Monday, 30 September 2019

Contributing to a new war-chest - SRS

There were several blogs discussions on Supplementary Retirement Scheme (SRS). For example, Seedly have good articles to summarise the pros and cons of SRS. In this article, my focus will be on my personal experiences and considerations.  

My wife and I opened our SRS accounts last year with $1 top-up. There were discussions that this could “lock-in” the statutory retirement age at 62 years old which is the current prevailing age. The “statutory retirement age” is dependent on the gov policy and this age could change in future. The exact wordings on the IRAS website are as follow:

Beyond the rhetoric of retirement savings, the key benefit to me is to reduce the amount of tax that I need to pay next year! I had performed relatively well in my job this year and this was reflected in my bonus 😄 Having already done my CPF SA cash top-ups as well as donated to charity organisations, I was still exploring to reduce my tax payable further. This was how SRS become an option.
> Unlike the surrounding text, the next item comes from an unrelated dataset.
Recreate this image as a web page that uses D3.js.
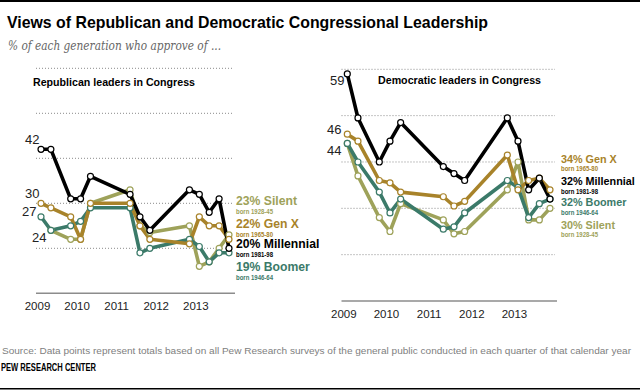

Besides simply throwing money into SRS, it is important to have an exit strategy. This is to protect the capital in case of premature withdrawal. This spurred me to consider the 5% penalty for premature withdrawal AND that 100% of the withdrawal sum will be taxed. In addition, the withdrawal sum will stack with the total income received (e.g. from my salary) for that year.

My ultimate decision is to pick a stock with potential to increase beyond 5%, so that it could minimally cover the penalty frees. My top-up amount would be dependent on the stock purchase price. 

A few months back, I bought into OCBC at around $10.68. The target sell price is at least $11.30. Alternatively I will plan to hold the stock for 2 years to allow the annual dividends of 3.2-3.8%  to cover the penalty fees.

Hopefully, this will enable my SRS to become another war-chest to invest in opportunities when they arise.